The Margraviate of Landsberg (German: Mark Landsberg) was a march of the Holy Roman Empire that existed from the 13th to the 14th century under the rule of the Wettin dynasty. It was named after Landsberg Castle in present-day Saxony-Anhalt.
Upon the death of Margrave Conrad in 1156, the Wettin domains of Meissen and Lusatia were re-arranged. Conrad's younger son Margrave Theodoric I of Lusatia had Landsberg Castle erected until 1174 and began to style himself a "Margrave of Landsberg".
However, an Imperial State in its own right was not established until in 1261, when Margrave Henry the Illustrious (against legal provisions) split off the western Landsberg territory from the March of Lusatia as a separate margraviate for his second son Theodoric. After Dietrich's son Frederick Tuta had died without male heirs in 1291, his uncle Margrave Albert II of Meissen sold it to the Ascanian margrave Otto IV of Brandenburg.

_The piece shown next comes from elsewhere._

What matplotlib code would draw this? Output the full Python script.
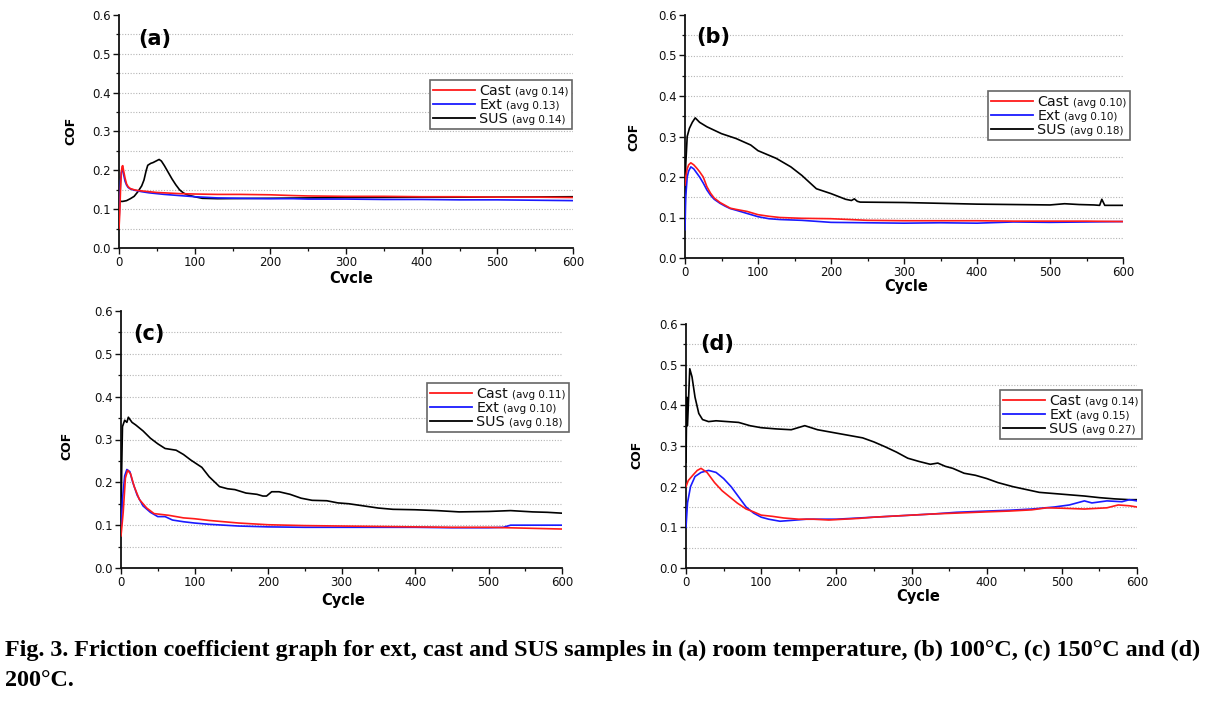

In 1327 the Welf duke Magnus I of Brunswick-Lüneburg inherited Landsberg by marrying Sophia of Brandenburg-Stendal, the sister of the last Ascanian margrave Henry II and also the niece of the German king Louis IV, who had seized the Brandenburg possessions in 1320. Duke Magnus sold Landsberg to Margrave Frederick II of Meissen in 1347, and in this way the former margraviate finally fell back to the House of Wettin.